A inspiração para a coleção foi Nzinga Mbandi, guerreira e rainha angolana, que lutou contra a escravização de seu povo pelos portugueses e foi um mártir de resistência, força e coragem no antigo Reino de Matamba. ”A coleção fala da multiplicidade das mulheres. Criei tudo para honrá-las”, afirma Cíntia. Nos cinco looks, podemos ver estampas autorais que se misturam aos tecidos fluidos e mais pesados. As silhuetas são ora ajustadas ao corpo, ora afastadas dele. Tudo faz uma analogia ao poder de resiliência que o feminino pode ter. Além disso, há a referência ao continente africano com a inserção dos adrinkras, símbolos que representam ideias expressas em provérbios.
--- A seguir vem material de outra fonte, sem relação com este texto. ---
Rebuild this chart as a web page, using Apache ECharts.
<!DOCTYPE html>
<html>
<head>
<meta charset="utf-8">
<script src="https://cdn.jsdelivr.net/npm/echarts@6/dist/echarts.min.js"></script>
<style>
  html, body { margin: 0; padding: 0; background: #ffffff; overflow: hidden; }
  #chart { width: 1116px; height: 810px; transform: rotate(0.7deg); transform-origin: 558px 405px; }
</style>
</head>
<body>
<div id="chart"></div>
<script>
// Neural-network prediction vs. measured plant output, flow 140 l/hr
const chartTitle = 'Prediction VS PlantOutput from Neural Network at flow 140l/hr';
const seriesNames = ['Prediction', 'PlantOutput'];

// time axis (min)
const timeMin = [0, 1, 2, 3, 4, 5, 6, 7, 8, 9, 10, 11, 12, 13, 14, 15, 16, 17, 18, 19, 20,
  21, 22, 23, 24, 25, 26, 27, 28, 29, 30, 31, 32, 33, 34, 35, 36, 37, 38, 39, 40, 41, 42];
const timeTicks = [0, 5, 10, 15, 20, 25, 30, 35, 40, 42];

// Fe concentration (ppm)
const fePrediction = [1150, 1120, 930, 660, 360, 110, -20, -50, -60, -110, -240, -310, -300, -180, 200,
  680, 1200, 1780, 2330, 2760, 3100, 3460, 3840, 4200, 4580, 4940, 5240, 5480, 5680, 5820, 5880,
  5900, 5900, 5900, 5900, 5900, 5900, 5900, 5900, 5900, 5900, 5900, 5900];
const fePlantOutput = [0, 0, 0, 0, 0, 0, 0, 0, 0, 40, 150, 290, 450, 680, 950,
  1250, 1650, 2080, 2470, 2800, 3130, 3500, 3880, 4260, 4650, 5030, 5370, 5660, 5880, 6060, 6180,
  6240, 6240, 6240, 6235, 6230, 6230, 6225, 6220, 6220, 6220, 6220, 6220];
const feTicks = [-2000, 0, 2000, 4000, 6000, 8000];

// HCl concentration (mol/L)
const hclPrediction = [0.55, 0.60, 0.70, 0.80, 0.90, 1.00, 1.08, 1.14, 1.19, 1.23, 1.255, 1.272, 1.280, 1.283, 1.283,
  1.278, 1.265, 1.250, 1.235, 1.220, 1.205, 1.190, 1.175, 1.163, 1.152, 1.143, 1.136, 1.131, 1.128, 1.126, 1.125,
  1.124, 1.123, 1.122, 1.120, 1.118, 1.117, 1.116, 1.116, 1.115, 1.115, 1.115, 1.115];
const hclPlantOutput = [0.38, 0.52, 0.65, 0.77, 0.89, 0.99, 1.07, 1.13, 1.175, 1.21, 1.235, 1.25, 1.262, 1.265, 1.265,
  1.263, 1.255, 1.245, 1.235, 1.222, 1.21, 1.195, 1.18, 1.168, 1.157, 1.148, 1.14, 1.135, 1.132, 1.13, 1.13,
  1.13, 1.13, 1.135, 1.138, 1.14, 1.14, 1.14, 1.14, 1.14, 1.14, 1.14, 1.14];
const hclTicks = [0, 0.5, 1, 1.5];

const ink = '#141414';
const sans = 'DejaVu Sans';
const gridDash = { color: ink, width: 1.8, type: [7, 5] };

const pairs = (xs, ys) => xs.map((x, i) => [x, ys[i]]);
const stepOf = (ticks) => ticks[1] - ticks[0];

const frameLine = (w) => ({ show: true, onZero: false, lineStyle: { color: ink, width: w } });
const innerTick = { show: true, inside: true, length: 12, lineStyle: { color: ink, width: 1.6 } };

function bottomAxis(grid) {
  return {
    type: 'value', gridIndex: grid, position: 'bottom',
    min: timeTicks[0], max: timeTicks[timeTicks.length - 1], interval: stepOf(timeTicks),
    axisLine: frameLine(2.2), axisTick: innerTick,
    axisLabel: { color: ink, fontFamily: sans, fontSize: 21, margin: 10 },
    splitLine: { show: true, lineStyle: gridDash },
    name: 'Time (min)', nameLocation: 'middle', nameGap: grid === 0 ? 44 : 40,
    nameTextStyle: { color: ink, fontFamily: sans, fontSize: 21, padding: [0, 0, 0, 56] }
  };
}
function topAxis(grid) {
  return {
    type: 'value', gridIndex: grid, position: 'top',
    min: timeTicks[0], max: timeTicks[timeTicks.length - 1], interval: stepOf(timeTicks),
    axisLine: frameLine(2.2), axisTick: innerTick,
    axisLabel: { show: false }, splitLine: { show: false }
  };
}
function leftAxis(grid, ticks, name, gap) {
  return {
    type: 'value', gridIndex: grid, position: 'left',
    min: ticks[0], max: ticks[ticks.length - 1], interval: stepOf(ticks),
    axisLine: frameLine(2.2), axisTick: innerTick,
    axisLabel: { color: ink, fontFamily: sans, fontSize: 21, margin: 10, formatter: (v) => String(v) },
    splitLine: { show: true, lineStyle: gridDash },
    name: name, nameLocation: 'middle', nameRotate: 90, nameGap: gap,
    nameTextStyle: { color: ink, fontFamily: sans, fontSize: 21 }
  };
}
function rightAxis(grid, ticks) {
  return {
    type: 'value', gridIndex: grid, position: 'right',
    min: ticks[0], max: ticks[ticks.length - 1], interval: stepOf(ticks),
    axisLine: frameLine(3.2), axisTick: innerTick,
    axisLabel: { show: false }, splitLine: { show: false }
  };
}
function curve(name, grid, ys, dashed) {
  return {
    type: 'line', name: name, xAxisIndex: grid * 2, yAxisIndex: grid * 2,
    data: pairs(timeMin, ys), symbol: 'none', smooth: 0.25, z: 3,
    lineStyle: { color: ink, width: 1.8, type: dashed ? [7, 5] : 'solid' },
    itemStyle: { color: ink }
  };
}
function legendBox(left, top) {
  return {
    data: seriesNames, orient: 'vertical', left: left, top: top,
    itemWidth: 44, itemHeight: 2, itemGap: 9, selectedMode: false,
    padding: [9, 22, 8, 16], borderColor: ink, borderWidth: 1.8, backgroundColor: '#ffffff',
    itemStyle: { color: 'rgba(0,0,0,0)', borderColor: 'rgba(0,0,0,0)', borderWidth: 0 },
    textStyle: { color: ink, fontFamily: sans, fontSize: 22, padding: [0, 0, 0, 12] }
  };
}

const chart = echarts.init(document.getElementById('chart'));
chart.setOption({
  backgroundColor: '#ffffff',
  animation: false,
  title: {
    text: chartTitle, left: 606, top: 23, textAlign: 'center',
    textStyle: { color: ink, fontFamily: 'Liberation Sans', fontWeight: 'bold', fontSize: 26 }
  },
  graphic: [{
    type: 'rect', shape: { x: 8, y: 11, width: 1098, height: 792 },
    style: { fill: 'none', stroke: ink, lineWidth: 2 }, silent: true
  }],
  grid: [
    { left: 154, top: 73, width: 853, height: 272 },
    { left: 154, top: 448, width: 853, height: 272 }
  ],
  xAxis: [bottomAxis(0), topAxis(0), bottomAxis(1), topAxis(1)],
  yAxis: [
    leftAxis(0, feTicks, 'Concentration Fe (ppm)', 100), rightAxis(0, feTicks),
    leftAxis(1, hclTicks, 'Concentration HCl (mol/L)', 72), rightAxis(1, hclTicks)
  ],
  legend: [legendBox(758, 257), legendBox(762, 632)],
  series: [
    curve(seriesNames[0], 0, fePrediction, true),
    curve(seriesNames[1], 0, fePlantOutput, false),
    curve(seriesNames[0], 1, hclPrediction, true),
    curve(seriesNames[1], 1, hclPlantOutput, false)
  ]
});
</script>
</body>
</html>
Sua madrinha foi nada menos que Isaac Silva. A marca é veterana da SPFW, mas foi uma das primeiras geridas por pessoas negras a integrar o line-up da coleção em 2019. Para Cíntia, o estilista fez com ela o que ele mesmo não teve, ao ofertar apoio, acolhimento e conselhos sobre quais caminho a seguir.

Toda a equipe de fotografia, edição, styling e maquiagem foi muito bem pensada. Segundo Cíntia, seu desejo era de que ”eles tivessem a melhor experiência possível”. O filme fashion, que você confere abaixo, deixa evidente a potência de uma moda que tem propósito para além da estética. Mas, ”o que o computador e a tela não captam são os gritos de felicidade, o choro de superação, o reconhecimento e o final onde batemos palma, pois conseguimos entregar um trabalho como esse”, fala a estilista.
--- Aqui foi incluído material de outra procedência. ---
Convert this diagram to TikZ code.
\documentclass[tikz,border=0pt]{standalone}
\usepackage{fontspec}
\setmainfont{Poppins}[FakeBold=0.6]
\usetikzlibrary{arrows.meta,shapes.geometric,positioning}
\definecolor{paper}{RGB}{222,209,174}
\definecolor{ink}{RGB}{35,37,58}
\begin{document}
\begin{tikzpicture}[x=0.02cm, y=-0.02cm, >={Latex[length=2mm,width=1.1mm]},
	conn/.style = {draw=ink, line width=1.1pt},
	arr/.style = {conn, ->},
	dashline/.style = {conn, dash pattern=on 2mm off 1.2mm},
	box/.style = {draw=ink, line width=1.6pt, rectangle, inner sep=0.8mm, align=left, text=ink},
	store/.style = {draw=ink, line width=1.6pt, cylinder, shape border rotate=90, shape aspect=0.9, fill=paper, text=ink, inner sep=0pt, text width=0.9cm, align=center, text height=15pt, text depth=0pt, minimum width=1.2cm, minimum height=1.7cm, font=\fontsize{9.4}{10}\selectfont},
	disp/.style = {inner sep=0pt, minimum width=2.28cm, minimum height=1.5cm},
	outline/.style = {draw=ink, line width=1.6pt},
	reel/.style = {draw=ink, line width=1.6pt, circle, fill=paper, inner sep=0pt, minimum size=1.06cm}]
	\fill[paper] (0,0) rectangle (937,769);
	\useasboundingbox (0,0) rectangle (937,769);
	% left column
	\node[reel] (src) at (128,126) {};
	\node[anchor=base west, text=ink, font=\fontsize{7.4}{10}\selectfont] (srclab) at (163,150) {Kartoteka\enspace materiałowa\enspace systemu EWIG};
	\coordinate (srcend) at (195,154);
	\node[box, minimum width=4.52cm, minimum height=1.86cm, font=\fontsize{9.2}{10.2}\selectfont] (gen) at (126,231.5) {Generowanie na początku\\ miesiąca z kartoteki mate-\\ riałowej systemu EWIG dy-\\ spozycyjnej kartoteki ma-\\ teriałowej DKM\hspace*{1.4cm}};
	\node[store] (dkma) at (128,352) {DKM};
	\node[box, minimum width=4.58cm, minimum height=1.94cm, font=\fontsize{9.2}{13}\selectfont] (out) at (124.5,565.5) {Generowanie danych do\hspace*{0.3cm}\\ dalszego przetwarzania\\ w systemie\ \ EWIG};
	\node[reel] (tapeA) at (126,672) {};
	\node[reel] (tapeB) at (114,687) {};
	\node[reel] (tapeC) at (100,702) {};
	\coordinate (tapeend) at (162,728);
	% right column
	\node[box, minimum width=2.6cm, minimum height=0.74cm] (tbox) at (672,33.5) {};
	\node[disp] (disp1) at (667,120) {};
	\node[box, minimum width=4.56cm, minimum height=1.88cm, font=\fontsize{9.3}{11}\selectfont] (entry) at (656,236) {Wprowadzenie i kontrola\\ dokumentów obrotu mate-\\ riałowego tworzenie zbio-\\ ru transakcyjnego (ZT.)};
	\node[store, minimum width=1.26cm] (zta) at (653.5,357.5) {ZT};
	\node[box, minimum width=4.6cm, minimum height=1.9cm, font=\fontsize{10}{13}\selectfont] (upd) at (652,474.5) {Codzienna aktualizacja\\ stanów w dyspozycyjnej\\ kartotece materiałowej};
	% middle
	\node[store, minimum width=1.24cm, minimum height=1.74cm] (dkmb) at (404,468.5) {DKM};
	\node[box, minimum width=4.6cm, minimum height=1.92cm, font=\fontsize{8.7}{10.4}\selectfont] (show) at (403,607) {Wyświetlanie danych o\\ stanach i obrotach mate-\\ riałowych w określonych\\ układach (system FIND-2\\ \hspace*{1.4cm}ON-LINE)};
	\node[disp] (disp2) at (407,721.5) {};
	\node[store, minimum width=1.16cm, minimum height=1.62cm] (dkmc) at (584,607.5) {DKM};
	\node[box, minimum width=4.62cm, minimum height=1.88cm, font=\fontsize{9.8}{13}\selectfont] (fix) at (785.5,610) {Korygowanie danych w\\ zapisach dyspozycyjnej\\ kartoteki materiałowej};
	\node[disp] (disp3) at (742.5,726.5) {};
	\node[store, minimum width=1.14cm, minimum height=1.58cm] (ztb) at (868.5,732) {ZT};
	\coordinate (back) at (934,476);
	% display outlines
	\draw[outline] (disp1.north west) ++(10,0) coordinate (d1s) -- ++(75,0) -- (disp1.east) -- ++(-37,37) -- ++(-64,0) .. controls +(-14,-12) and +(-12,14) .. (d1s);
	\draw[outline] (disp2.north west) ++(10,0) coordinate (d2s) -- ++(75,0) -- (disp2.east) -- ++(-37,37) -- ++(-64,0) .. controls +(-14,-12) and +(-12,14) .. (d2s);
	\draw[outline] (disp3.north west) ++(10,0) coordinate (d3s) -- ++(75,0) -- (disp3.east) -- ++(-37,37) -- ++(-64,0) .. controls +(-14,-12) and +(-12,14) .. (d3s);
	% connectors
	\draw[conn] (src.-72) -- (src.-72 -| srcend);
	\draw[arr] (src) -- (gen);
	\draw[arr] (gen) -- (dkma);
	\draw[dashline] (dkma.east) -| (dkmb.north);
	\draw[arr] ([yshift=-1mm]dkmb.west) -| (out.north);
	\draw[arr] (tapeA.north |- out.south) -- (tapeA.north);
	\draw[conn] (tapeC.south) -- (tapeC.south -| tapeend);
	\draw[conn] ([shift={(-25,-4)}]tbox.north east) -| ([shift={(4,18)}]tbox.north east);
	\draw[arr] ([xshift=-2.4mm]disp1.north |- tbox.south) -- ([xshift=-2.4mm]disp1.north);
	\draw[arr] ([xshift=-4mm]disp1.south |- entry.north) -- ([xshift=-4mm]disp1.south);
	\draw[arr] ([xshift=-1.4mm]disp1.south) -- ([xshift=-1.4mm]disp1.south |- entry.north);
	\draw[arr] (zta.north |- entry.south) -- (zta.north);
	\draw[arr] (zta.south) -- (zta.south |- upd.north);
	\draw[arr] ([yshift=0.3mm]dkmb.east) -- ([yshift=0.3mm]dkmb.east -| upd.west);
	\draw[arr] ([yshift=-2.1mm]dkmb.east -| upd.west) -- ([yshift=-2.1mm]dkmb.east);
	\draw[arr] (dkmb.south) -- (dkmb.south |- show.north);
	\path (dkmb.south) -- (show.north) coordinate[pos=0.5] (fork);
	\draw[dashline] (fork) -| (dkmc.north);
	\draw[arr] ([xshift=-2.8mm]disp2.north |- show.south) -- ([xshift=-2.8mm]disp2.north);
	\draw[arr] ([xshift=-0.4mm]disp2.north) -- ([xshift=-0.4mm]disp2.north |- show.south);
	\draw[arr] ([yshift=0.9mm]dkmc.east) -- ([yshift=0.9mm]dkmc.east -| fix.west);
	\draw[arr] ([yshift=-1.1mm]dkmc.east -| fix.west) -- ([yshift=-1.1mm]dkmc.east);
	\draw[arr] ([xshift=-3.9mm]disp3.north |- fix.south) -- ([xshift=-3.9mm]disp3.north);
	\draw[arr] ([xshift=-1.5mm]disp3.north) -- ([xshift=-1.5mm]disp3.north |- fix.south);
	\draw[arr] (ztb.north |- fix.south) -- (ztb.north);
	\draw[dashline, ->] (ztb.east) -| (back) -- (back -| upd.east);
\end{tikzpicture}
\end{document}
Ela diz ainda que busca criar para mulheres reais e segue os princípios do slow fashion. Por isso, o estoque de produtos é moderado, e as criações envolvem outro ritmo, distante da convencional frenesi da moda convencional. E isso não se restringe ao processo de design, se aplica também na cadeia produtiva como um todo, já que a marca não terceiriza as etapas de confecção. ”Isso está atrelado a qualidade de vida das costureiras”, explica Cintia, ao reforçar a importância e proximidade de sua modelista e pilotista, Babi Batista.
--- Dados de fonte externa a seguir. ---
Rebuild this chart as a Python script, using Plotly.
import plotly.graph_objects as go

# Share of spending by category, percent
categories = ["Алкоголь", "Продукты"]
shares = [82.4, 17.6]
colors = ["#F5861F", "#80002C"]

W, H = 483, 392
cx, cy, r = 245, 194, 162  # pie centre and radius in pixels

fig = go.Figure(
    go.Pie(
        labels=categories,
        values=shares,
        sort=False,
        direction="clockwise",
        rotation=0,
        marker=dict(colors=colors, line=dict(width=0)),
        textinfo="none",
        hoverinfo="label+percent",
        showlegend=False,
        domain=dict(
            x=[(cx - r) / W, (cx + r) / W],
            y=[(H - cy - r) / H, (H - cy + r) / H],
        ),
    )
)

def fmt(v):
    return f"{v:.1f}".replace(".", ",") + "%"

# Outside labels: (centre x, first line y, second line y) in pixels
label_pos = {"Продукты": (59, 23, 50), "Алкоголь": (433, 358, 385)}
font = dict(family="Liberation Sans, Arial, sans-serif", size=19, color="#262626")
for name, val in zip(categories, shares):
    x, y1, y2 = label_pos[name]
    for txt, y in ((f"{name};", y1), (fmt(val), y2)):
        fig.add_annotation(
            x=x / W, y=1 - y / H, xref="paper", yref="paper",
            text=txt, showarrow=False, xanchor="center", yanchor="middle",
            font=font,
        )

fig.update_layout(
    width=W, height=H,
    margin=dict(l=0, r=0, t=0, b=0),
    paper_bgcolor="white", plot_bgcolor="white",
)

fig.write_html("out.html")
A força a qual a coleção se refere, esteve presente durante o processo criativo de Cíntia e sua equipe. ”Foi um desafio, a gente tem muita cobrança interna e somos ensinados que devemos fazer três vezes melhor”, compartilha a estilista. Sua felicidade é ver o line-up da maior semana de moda do Brasil mais racializado. Quem pensa que as estreantes estão entregando pouco, pode se desenganar. O que vimos nestes primeiros dois dias de evento foram novas marcas dando um baile em muitas veteranas, seja no quesito informação de moda ou propósito e alinhamento com o mundo de hoje. ”Fico me perguntando, se sem dinheiro já fizemos tudo isso, imagina com recursos?”, questiona a estilista.

Agora, Az Marias se prepara para as próximas duas participações no evento, já que o Sankofa contempla as edições do final deste ano e início de 2022. Quanto aos aprendizados, talvez um dos mais marcantes seja entender a moda de outra forma, com mais humanidade. ”Às vezes, nesse mercado, parece que todas as marcas são inimigas, mas aqui, [no Sankofa], aprendemos em conjunto. Isso faz parte de quase todas as culturas africanas. O problema de uma marca é meu problema, pois eu faço parte desse coletivo”, finaliza.